Courtesy of Bottom of the Ocean
Immersive show ‘Bottom of the Ocean’ strikes a weird, very 2021 chord
The interactive experience in the basement of a church in Bushwick seems to want to shock more than entertain
“Bottom of the Ocean,” a new immersive show in Bushwick created to be performed for up to five audience members at once, is the oddest and perhaps most petrifying live-theater experience currently out there.
Is it memorable? Certainly. Unique? Yes. Absolutely frightening? You bet. Did it seem to have a point? Not really. Is it worth the $45-$100 price tag? Depends.
BOTO, as the experience is constantly referred to by the actors involved, is the third production from Andrew Hoepfner’s company Houseworld Immersive, this one created with multidisciplinary graphic designer Chia Kwa, featuring costumes by Laura Borys and tech design by Howard Rigberg.
Upon entering Gymnopedie, 5,500 square feet of restored basement in the 19th-century building that houses the Bushwick United Methodist Church, guests are asked to stand around a piece of wood hanging from the ceiling and begin chanting a mantra that touches upon themes of drowning and death.
After putting on parochial-like capes, patrons are then guided into a variety of dark rooms featuring eerie music and usually a single actor wearing some sort of facial covering.
Each space supposedly tackles themes related to ceremony and ritual life. In reality, it feels like a Halloween haunted house, with intense and talented actors continuously popping out of seemingly nowhere. The point of the journey gets a bit lost in a sea of unanticipated adrenaline.

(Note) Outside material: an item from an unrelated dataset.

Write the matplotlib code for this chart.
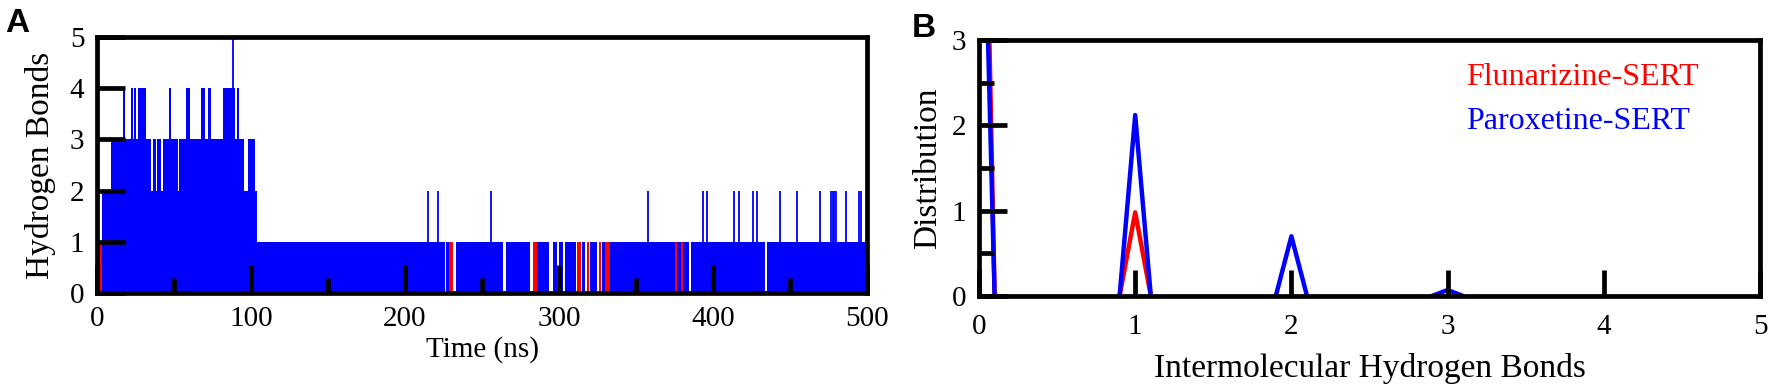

In one of the rooms, for example, after being asked by one of the performers to face a dark wall and scream out the name “Little Gene,” the actress taking on the role of Gene suddenly taps on the guests’ shoulders, startling them. In another room, one of the artists spends almost 10 minutes covered in what looks like a sheet while on his knees, making ghost-like gestures and chanting sinister mantras while the guests stare on.
In short, iInstead of facilitating a sort of artistic therapy, allowing the guests to discover certain parts of themselves that are usually unlocked through exposure to art forms, the effect of the experience seems to simply evoke stupor.
Some portions of the immersive show do, however, resonate. In one of the rooms, for example, the actress on premise asks guests to recall a portion of the day that might have caused them pain and another instance during which they were the ones to cause someone else pain. She then offers them a piece of charcoal and a grinder-like machine, urging participants to grind what they have in hand, eventually declaring the episodes officially expunged and over with.That sort of forced introspection feels like what BOTO wants to be throughout but fails short at.
In another notable room, spectators are asked to enter a cave filled with balloons–stand-ins for memories. Upon prompts from the actor present, each guest is asked to reminisce about a specific portion of their past. The few minutes spent revisiting memories add a personal aura to the event lending it some sort of meaning that gets lost in other rooms.
I discussed a childhood spent overseas, in Europe, recalling how moving to the United States filled me with the sort of dread that morphed into sadness and eventually became excitement. My companion similarly remembered summer vacations in Israel and the freespirit-like quality of youth. “That sounds amazing!” the performer who led our journey kept repeating to us.
Overall, BOTO is unlike any of the other immersive theatrical spectacles that have landed on New York’s cultural scene. It is more intimate than “Sleep No More,” less traditional than “Speakeasy Times Square” and not as straightforward in its purpose as “Odd Man Out.” But that is the beauty of New York’s artistic landscape, where a whole lot of outlandish productions can co-exist and find a dedicated audience.
“Bottom of the Ocean” will be running at Gymnopedie, 1139 Bushwick Ave., into the 2022 for an undetermined length of time. Tickets are $45-$100.